Il va être question d'animation de communauté. Mais ce terme, “animation de communauté”, recouvre des milieux et des pratiques extrêmement variées. Dans le monde de l'industrie, il s'agit généralement de gérer l'image de la marque et de déclencher puis entretenir des phénomènes d'addictions chez ses consommateurs. Dans le monde associatif, de motiver les adhérents à participer à des activités et à devenir moteurs des projets de l'association. Dans le monde du logiciel libre, de susciter et gérer les contributions.
Ce ne sont que quelques exemples, qui paraissent à priori très éloignés les uns des autres, et il y a réellement des différences de but autant que de moyen entre des structures ayant comme seul intérêt de faire du profit et d'autres structures aux motivations souvent bien plus complexes…
Pourtant, les mêmes outils peuvent s'utiliser dans tous ces cas.

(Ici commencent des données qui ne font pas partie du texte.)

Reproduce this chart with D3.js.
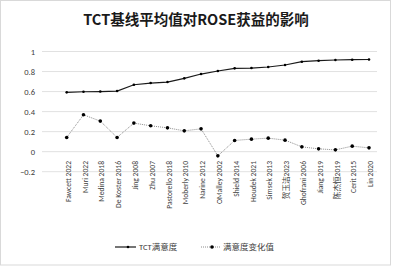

Suivant votre communauté, certains outils, certaines pratiques vont vous servir plus que d'autres ; peut-être que vous vous en servirez avec éthique, ou avec utilitarisme… Mais le fond est le même. L'être humain est avant tout un être sociable, et l'animation de communauté consiste principalement à s'occuper de cet aspect social. Aussi ce qui sera développé ici peut aussi bien servir à animer une communauté de papous en Nouvelle-Guinée qu'une bande de loups dans les bureaux des GAFAM.
Pour autant, la motivation à poser ces concepts est encadrée par un cadre relativement précis : le souhait d'aider la société de contribution et le monde des communs à se développer. Il y aura quelques exemples pris ici et là dans d'autres univers, mais le discours, dans cet ouvrage, s'adresse en premier au logiciel libre, puis à tout ce qui gravite près de cet univers.
Les humains ont une certaine capacité d'auto-organisation. C'est particulièrement vrai dans les milieux les plus capacitants, où ce qui est reconnu et valorisé est la capacité à faire, dont le logiciel, la culture libre et l'éducation populaire sont quelques exemples. C'est vrai aussi dans les groupes minuscules, jusqu'à 4-5 individus, portés par un même projet et qui peuvent s'auto-gérer sans avoir besoin de penser à comment “s'animer”.
Mais il arrive aussi un moment où une communauté a besoin de guides pour continuer à être active ; pour continuer à être une communauté, et non un assemblage d'individu incapables de communiquer entre eux. Assez souvent, on assiste à la mise en place d'une organisation (formalisée ou non), avec quelques individus moteurs qui vont prendre les décisions impactant tous les autres. Dans les cas où l'organisation n'arrive pas à se mettre en place, la communauté se délite, chacun des individu qui la compose retournant à d'autres occupations.
L'intérêt d'une communauté, d'une vraie communauté fonctionnelle, par rapport à l'ensemble des efforts individuels sans concertation, c'est que l'on va plus loin à plusieurs. Qu'il s'agisse de vivre en autonomie loin de la société capitaliste ou de lancer sa start-up, une personne seule fera toujours moins qu'un ensemble de personnes travaillant de concert.
L'espèce humaine a trouvé une grande variété de motivation pour se regrouper : des questions de survie basiques (lutter contre le froid, la famine et les prédateurs), jusqu'à des concepts permettant de faire travailler les individus à une cause commune quand bien même ils n'ont aucun attrait pour cette dernière : esclavagisme, religion, argent…
C'est une problématique particulière dans le libre et le milieu associatif, car la plupart des projets libres et/ou associatifs n'ont pas les finances pour payer des gens. C'est aussi un point fort, car la motivation des gens à contribuer et donc à rejoindre la communauté n'est pas du domaine de l'obligation (payer ses factures !), mais d'un choix plus libre, menant à un investissement plus fort au sein des projets.
Pour autant, il faut comprendre comment motiver ces contributions, comment les gérer et les intégrer, et surtout comment faire pour que les humains qui font ces contributions s'améliorent et restent au sein de la communauté, afin que le ou les projets communs tirent parti de ces forces accumulées.
L'objectif, ici, est de donner les concepts permettant d'organiser une communauté, de la faire vivre, et de permettre à chacun de ses membres de s'y épanouir en donnant le meilleur d'eux-mêmes.